During his press conference, Proctor denounced police incompetence (as well as accusations by Labour MPs [2] and “fantasists on the Internet”) and suggested that either he should be charged with murder, or his accuser face a charge of attempting to pervert the course of justice. He also revealed new allegations that had been put to him:

…During one alleged sexual assault, [Nick] claimed, Mr Proctor was only persuaded from cutting off “Nick’s” genitals with a pen-knife following the intervention by the late Prime Minister [Heath] who was said by the witness to have been present during the sex attack at a large townhouse in London.

There are also other claims, similarly lurid [3].

Now, when someone says that they have been victimised by a terrible experience, one should of course be very cautious about adding to possible hurt or distress by expressing scepticism. But this has to be balanced against the need to give the accused a fair hearing, as well as common sense about what is plausible. For anyone who gives the matter any serious thought, a number of difficulties must present themselves. If Proctor was part of an VIP elite that murdered with impunity, how did he come to find himself disgraced due to sex with rent boys in 1987? And given that Proctor was disgraced in 1987, why the reluctance of victims who supposedly suffered far worse to come forward for so long?
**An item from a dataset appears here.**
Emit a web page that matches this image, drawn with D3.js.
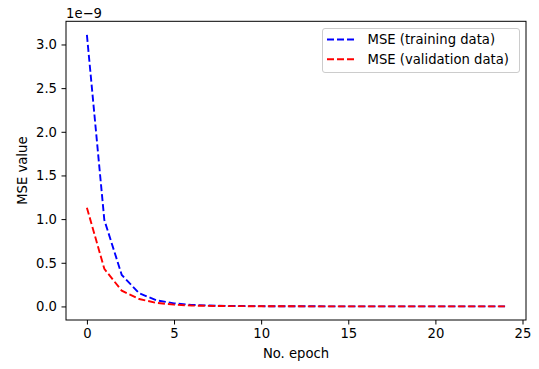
<!DOCTYPE html>
<html>
<head>
<meta charset="utf-8">
<script src="https://cdn.jsdelivr.net/npm/d3@7"></script>
<style>
  body { margin: 0; background: #fff; }
  svg { display: block; font-family: 'DejaVu Sans', sans-serif; }
</style>
</head>
<body>
<div id="LINE_CHART"></div>
<script>
// values, in units of 1e-9
const epochs = d3.range(0, 25);
const trainMse = [3.11, 0.99, 0.36, 0.15, 0.07, 0.035, 0.018, 0.01, 0.006, 0.004, 0.003, 0.002, 0.0015,
  0.0012, 0.001, 0.0009, 0.0008, 0.0007, 0.0006, 0.0006, 0.0005, 0.0005, 0.0004, 0.0004, 0.0004];
const validMse = [1.13, 0.43, 0.18, 0.085, 0.04, 0.02, 0.01, 0.006, 0.004, 0.003, 0.002, 0.0015, 0.0012,
  0.001, 0.0009, 0.0008, 0.0007, 0.0006, 0.0006, 0.0005, 0.0005, 0.0004, 0.0004, 0.0004, 0.0003];
const xTicks = [0, 5, 10, 15, 20, 25];
const yTicks = [0, 0.5, 1.0, 1.5, 2.0, 2.5, 3.0];
const seriesNames = ['MSE (training data)', 'MSE (validation data)'];
const seriesColors = ['#0000ff', '#ff0000'];
const scaleExp = 1e-9;

const width = 539, height = 369;
const margin = {top: 21.3, right: 13, bottom: 49, left: 66};
const fontSize = 13.2;
const tick = 4.5;

const svg = d3.select('#LINE_CHART')
  .append('svg')
  .attr('width', width)
  .attr('height', height);

const x = d3.scaleLinear()
  .domain([-1.2, 25.2])
  .range([margin.left, width - margin.right]);

const yMax = d3.max(trainMse) * scaleExp;
const y = d3.scaleLinear()
  .domain([-0.05 * yMax, 1.05 * yMax])
  .range([height - margin.bottom, margin.top]);

const xAxis = g => g
  .attr('transform', `translate(0,${height - margin.bottom})`)
  .call(d3.axisBottom(x).tickValues(xTicks).tickSize(tick).tickPadding(tick).tickSizeOuter(0));

const yAxis = g => g
  .attr('transform', `translate(${margin.left},0)`)
  .call(d3.axisLeft(y).tickValues(yTicks.map(v => v * scaleExp))
    .tickFormat(d => (d / scaleExp).toFixed(1)).tickSize(tick).tickPadding(tick).tickSizeOuter(0));

const styleAxis = g => {
  g.attr('font-size', fontSize).attr('font-family', 'DejaVu Sans');
  g.select('.domain').remove();
  g.selectAll('.tick line').attr('stroke', '#000').attr('stroke-width', 1);
  g.selectAll('.tick text').attr('fill', '#000');
};

svg.append('g').call(xAxis).call(styleAxis);
svg.append('g').call(yAxis).call(styleAxis);

const line = d3.line()
  .x((d, i) => x(epochs[i]))
  .y(d => y(d * scaleExp));

[trainMse, validMse].forEach((s, i) => {
  svg.append('path')
    .datum(s)
    .attr('fill', 'none')
    .attr('stroke', seriesColors[i])
    .attr('stroke-width', 1.9)
    .attr('stroke-dasharray', '7,3')
    .attr('d', line);
});

// frame
svg.append('rect')
  .attr('x', margin.left)
  .attr('y', margin.top)
  .attr('width', width - margin.left - margin.right)
  .attr('height', height - margin.top - margin.bottom)
  .attr('fill', 'none')
  .attr('stroke', '#000')
  .attr('stroke-width', 1);

// offset text
svg.append('text')
  .attr('x', margin.left)
  .attr('y', 17.5)
  .attr('font-size', fontSize)
  .text('1e\u22129');

svg.append('text')
  .attr('x', (margin.left + width - margin.right) / 2)
  .attr('y', 358)
  .attr('text-anchor', 'middle')
  .attr('font-size', fontSize)
  .text('No. epoch');

svg.append('text')
  .attr('transform', `translate(26.5,${(margin.top + height - margin.bottom) / 2}) rotate(-90)`)
  .attr('text-anchor', 'middle')
  .attr('font-size', fontSize)
  .text('MSE value');

// legend
const legend = svg.append('g').attr('transform', 'translate(322.5,28.5)');
legend.append('rect')
  .attr('width', 197)
  .attr('height', 44)
  .attr('rx', 2.5)
  .attr('fill', '#fff')
  .attr('fill-opacity', 0.8)
  .attr('stroke', '#cccccc')
  .attr('stroke-width', 1);

seriesNames.forEach((name, i) => {
  const yy = 11 + i * 19.7;
  legend.append('line')
    .attr('x1', 4.5).attr('x2', 32.5)
    .attr('y1', yy).attr('y2', yy)
    .attr('stroke', seriesColors[i])
    .attr('stroke-width', 1.9)
    .attr('stroke-dasharray', '7,3');
  legend.append('text')
    .attr('x', 45)
    .attr('y', yy + 4.7)
    .attr('font-size', fontSize)
    .text(name);
});
</script>
</body>
</html>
Exaro‘s Mark Watts keeps repeating that the police found “Nick” to be “credible”, but that’s just an assertion – and since when did journalists simply accept police pronouncements uncritically? The above anecdote is by any measure actually quite incredible. It would have required Heath to be attending sadistic child-sex parties during a period when he was a very high-profile public figure, surrounded by police protection due to the threat of IRA terrorism, and cavorting in private with people whom he in public despised – such as Proctor himself. Of course, for the determined conspiracy theorist all things are non-falsifiable, but if I’d seen it with my own eyes I wouldn’t reasonably expect other people to take my word for it. A mantra of “believe the victim” simply won’t do.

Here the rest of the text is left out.